— begin —
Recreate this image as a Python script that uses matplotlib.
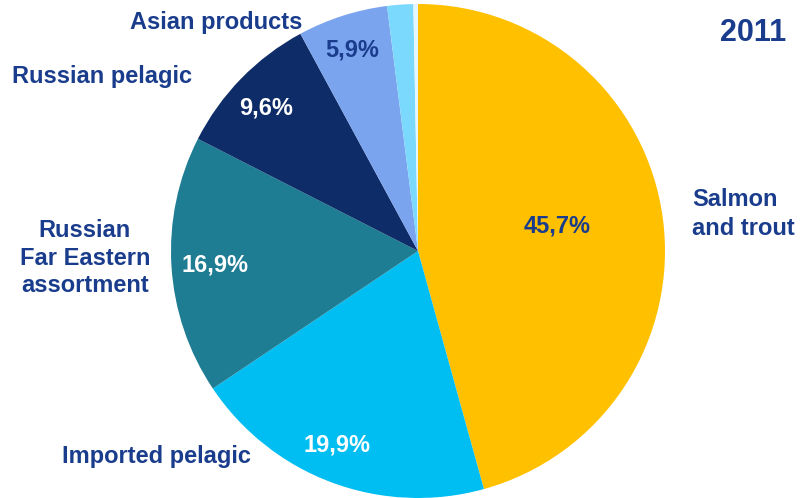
import matplotlib
matplotlib.use("Agg")
import matplotlib.pyplot as plt

# Market shares, 2011 (%), clockwise from 12 o'clock
categories = ["Salmon\nand trout", "Imported pelagic", "Russian\nFar Eastern\nassortment",
              "Russian pelagic", "Asian products", "Other", "Misc"]
shares = [45.7, 19.9, 16.9, 9.6, 5.9, 1.7, 0.3]
share_labels = ["45,7%", "19,9%", "16,9%", "9,6%", "5,9%", "", ""]
year = "2011"

colors = ["#FFC000", "#00BDF2", "#1E7C93", "#0E2C68", "#7BA4EE", "#7CD9FE", "#E4F6FF"]
pct_colors = ["#1A3C8C", "white", "white", "white", "#1A3C8C", "white", "white"]
label_color = "#1A3C8C"

W, H = 800, 498
fig = plt.figure(figsize=(W / 100, H / 100), dpi=100)
ax = fig.add_axes([0, 0, 1, 1])

cx, cy, r = 418, H - 251, 247
ax.pie(shares, colors=colors, startangle=90, counterclock=False,
       center=(cx, cy), radius=r, frame=True,
       wedgeprops=dict(linewidth=0))
ax.set_xlim(0, W)
ax.set_ylim(0, H)
ax.set_aspect("equal")
ax.axis("off")

font = "Liberation Sans"

# Percentage labels inside the slices
pct_pos = [(557, 226), (337, 445), (215, 265), (266, 108), (352, 50)]
for (x, y), txt, c in zip(pct_pos, share_labels, pct_colors):
    ax.text(x, H - y, txt, ha="center", va="center", color=c,
            fontsize=17, fontweight="bold", family=font)

# Category labels around the pie
outer = [
    (categories[0], 692, 214, "left", 1.35),
    (categories[1], 157, 456, "center", 1.2),
    (categories[2], 85, 258, "center", 1.25),
    (categories[3], 102, 76, "center", 1.2),
    (categories[4], 216, 22, "center", 1.2),
]
for txt, x, y, ha, ls in outer:
    ax.text(x, H - y, txt, ha=ha, va="center", color=label_color,
            fontsize=17, fontweight="bold", family=font, linespacing=ls,
            multialignment="center" if ha == "center" else "left")

ax.text(753, H - 33, year, ha="center", va="center", color=label_color,
        fontsize=22, fontweight="bold", family=font)

fig.savefig("out.png", dpi=100)
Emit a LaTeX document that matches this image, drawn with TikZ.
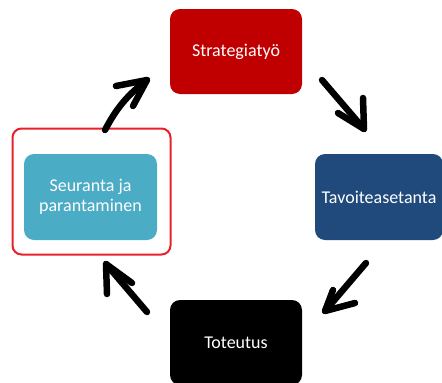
\documentclass[tikz,border=0pt]{standalone}
\usepackage{fontspec}
\setmainfont{Carlito}
\begin{document}
\definecolor{stratred}{HTML}{C00000}
\definecolor{goalblue}{HTML}{214A7C}
\definecolor{followcyan}{HTML}{4BACC6}
\definecolor{framered}{HTML}{E8202A}
\begin{tikzpicture}[x=1pt,y=-1pt,
  phase/.style={rounded corners=10pt, text=white, font=\fontsize{18}{20}\selectfont,
    align=center, inner sep=0pt, minimum width=132pt, minimum height=85pt},
  bigarrow/.style={line width=6.5pt, line cap=round, line join=round, black}]
\useasboundingbox (0,0) rectangle (442,383);
\begin{scope}
\clip (0,0) rectangle (442,383);
% phases of the cycle
\node[phase, fill=stratred] (strat) at (236,51.5) {Strategiatyö};
\node[phase, fill=goalblue, minimum width=128pt, minimum height=86pt] (goal) at (379,197) {Tavoiteasetanta};
\node[phase, fill=black, minimum height=85pt] (impl) at (236,342.5) {Toteutus};
\node[phase, fill=followcyan, minimum width=133pt, minimum height=86pt] (follow) at (90.5,197) {Seuranta ja\\parantaminen};
% highlight frame
\node[draw=framered, line width=2pt, rounded corners=9pt, minimum width=158pt, minimum height=126pt, inner sep=0pt] (frame) at (91.5,191.5) {};
\end{scope}
% arrow end points
\coordinate (a1s) at (105,130); \coordinate (a1t) at (147,80);
\coordinate (a1u) at (116,86);  \coordinate (a1d) at (133,106);
\coordinate (a2s) at (322,80);  \coordinate (a2t) at (364,129);
\coordinate (a2u) at (363,98);  \coordinate (a2l) at (338,113);
\coordinate (a3s) at (366,263); \coordinate (a3t) at (325,311);
\coordinate (a3u) at (333,290); \coordinate (a3r) at (355,303);
\coordinate (a4s) at (147,312); \coordinate (a4t) at (106,264);
\coordinate (a4d) at (107,294); \coordinate (a4r) at (132,283);
% arrows between phases
\draw[bigarrow] (a1s) to[bend left=12] (a1t);
\draw[bigarrow] (a1u) -- (a1t) -- (a1d);
\draw[bigarrow] (a2s) -- (a2t);
\draw[bigarrow] (a2u) -- (a2t) -- (a2l);
\draw[bigarrow] (a3s) -- (a3t);
\draw[bigarrow] (a3u) -- (a3t) -- (a3r);
\draw[bigarrow] (a4s) -- (a4t);
\draw[bigarrow] (a4d) -- (a4t) -- (a4r);
\end{tikzpicture}
\end{document}
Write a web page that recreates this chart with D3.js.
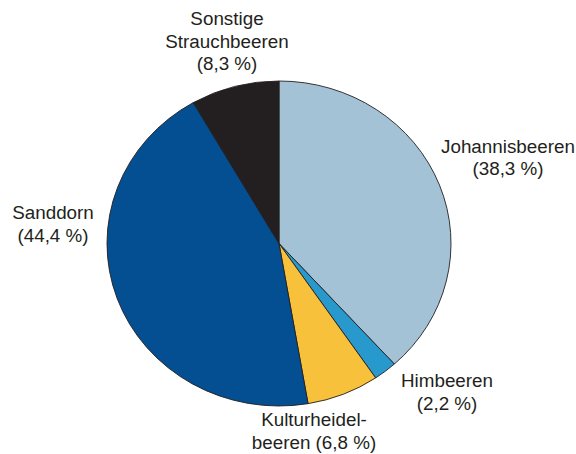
— end —
Written task: Every entry above is to be set down exactly; the pictures are to be left out.

Reply:
Recreate this image as a Python script that uses matplotlib.
import matplotlib
matplotlib.use("Agg")
import matplotlib.pyplot as plt

# Market shares, 2011 (%), clockwise from 12 o'clock
categories = ["Salmon\nand trout", "Imported pelagic", "Russian\nFar Eastern\nassortment",
              "Russian pelagic", "Asian products", "Other", "Misc"]
shares = [45.7, 19.9, 16.9, 9.6, 5.9, 1.7, 0.3]
share_labels = ["45,7%", "19,9%", "16,9%", "9,6%", "5,9%", "", ""]
year = "2011"

colors = ["#FFC000", "#00BDF2", "#1E7C93", "#0E2C68", "#7BA4EE", "#7CD9FE", "#E4F6FF"]
pct_colors = ["#1A3C8C", "white", "white", "white", "#1A3C8C", "white", "white"]
label_color = "#1A3C8C"

W, H = 800, 498
fig = plt.figure(figsize=(W / 100, H / 100), dpi=100)
ax = fig.add_axes([0, 0, 1, 1])

cx, cy, r = 418, H - 251, 247
ax.pie(shares, colors=colors, startangle=90, counterclock=False,
       center=(cx, cy), radius=r, frame=True,
       wedgeprops=dict(linewidth=0))
ax.set_xlim(0, W)
ax.set_ylim(0, H)
ax.set_aspect("equal")
ax.axis("off")

font = "Liberation Sans"

# Percentage labels inside the slices
pct_pos = [(557, 226), (337, 445), (215, 265), (266, 108), (352, 50)]
for (x, y), txt, c in zip(pct_pos, share_labels, pct_colors):
    ax.text(x, H - y, txt, ha="center", va="center", color=c,
            fontsize=17, fontweight="bold", family=font)

# Category labels around the pie
outer = [
    (categories[0], 692, 214, "left", 1.35),
    (categories[1], 157, 456, "center", 1.2),
    (categories[2], 85, 258, "center", 1.25),
    (categories[3], 102, 76, "center", 1.2),
    (categories[4], 216, 22, "center", 1.2),
]
for txt, x, y, ha, ls in outer:
    ax.text(x, H - y, txt, ha=ha, va="center", color=label_color,
            fontsize=17, fontweight="bold", family=font, linespacing=ls,
            multialignment="center" if ha == "center" else "left")

ax.text(753, H - 33, year, ha="center", va="center", color=label_color,
        fontsize=22, fontweight="bold", family=font)

fig.savefig("out.png", dpi=100)
Emit a LaTeX document that matches this image, drawn with TikZ.
\documentclass[tikz,border=0pt]{standalone}
\usepackage{fontspec}
\setmainfont{Carlito}
\begin{document}
\definecolor{stratred}{HTML}{C00000}
\definecolor{goalblue}{HTML}{214A7C}
\definecolor{followcyan}{HTML}{4BACC6}
\definecolor{framered}{HTML}{E8202A}
\begin{tikzpicture}[x=1pt,y=-1pt,
  phase/.style={rounded corners=10pt, text=white, font=\fontsize{18}{20}\selectfont,
    align=center, inner sep=0pt, minimum width=132pt, minimum height=85pt},
  bigarrow/.style={line width=6.5pt, line cap=round, line join=round, black}]
\useasboundingbox (0,0) rectangle (442,383);
\begin{scope}
\clip (0,0) rectangle (442,383);
% phases of the cycle
\node[phase, fill=stratred] (strat) at (236,51.5) {Strategiatyö};
\node[phase, fill=goalblue, minimum width=128pt, minimum height=86pt] (goal) at (379,197) {Tavoiteasetanta};
\node[phase, fill=black, minimum height=85pt] (impl) at (236,342.5) {Toteutus};
\node[phase, fill=followcyan, minimum width=133pt, minimum height=86pt] (follow) at (90.5,197) {Seuranta ja\\parantaminen};
% highlight frame
\node[draw=framered, line width=2pt, rounded corners=9pt, minimum width=158pt, minimum height=126pt, inner sep=0pt] (frame) at (91.5,191.5) {};
\end{scope}
% arrow end points
\coordinate (a1s) at (105,130); \coordinate (a1t) at (147,80);
\coordinate (a1u) at (116,86);  \coordinate (a1d) at (133,106);
\coordinate (a2s) at (322,80);  \coordinate (a2t) at (364,129);
\coordinate (a2u) at (363,98);  \coordinate (a2l) at (338,113);
\coordinate (a3s) at (366,263); \coordinate (a3t) at (325,311);
\coordinate (a3u) at (333,290); \coordinate (a3r) at (355,303);
\coordinate (a4s) at (147,312); \coordinate (a4t) at (106,264);
\coordinate (a4d) at (107,294); \coordinate (a4r) at (132,283);
% arrows between phases
\draw[bigarrow] (a1s) to[bend left=12] (a1t);
\draw[bigarrow] (a1u) -- (a1t) -- (a1d);
\draw[bigarrow] (a2s) -- (a2t);
\draw[bigarrow] (a2u) -- (a2t) -- (a2l);
\draw[bigarrow] (a3s) -- (a3t);
\draw[bigarrow] (a3u) -- (a3t) -- (a3r);
\draw[bigarrow] (a4s) -- (a4t);
\draw[bigarrow] (a4d) -- (a4t) -- (a4r);
\end{tikzpicture}
\end{document}
Write a web page that recreates this chart with D3.js.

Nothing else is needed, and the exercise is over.